After riding on a wave of unprecedented liquidity through the first half of the year 2017, India’s bond market has been grappling fiscal slippages and faster-than-expected rise in UST yields, which Singapore-based DBS Bank said will continue to remain challenging. However, some value might emerge after the sharp sell-off over the past six months, it added.
The benchmark 10-year government bonds inched up last week, marking the first consecutive weekly gains since November 2017. However, in addition to renewed supply pressure into FY19 domestically, developed market yields are likely to rise further. “Under these circumstances, IN gov yields are still likely to face upward pressure. However, we think that the bulk of the selloff may be behind us and yield increases are likely to be more modest going forward,” DBS said in a note.

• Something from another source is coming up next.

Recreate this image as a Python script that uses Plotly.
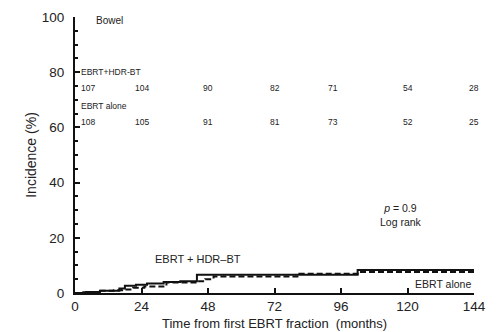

There were four major reasons that led to temporary relief last week:
Lower Inflation: The CPI inflation in the month of February eased sharply to a four-month low of 4.4% from 5.1% in January and the likelihood of a softer March print has lowered the need for a tighter policy bias in April.
Liquidity injections: The Reserve Bank of India announced the auction of four Variable Rate Term Repo in addition to regular auctions to provide liquidity support of Rs 1 lakh crore to the banks during March 2018. It has provided relief in midst of a supply overhang.
Debt FPIs: There is a speculation is that the new framework for debt FPIs (Foreign Portfolio Investors) due in April might raise the G-Sec investment limit to 6-8% of outstanding issuance, from 5% currently.
Consolidating 10Y US yields: After the rapid pace of sell-off in the first two months of the year, longer-term 10Y US yields are consolidating. While a 25 basis point rate hike is factored in, US Fed’s assessment of the economy’s growth and inflation trends will be watched with interest.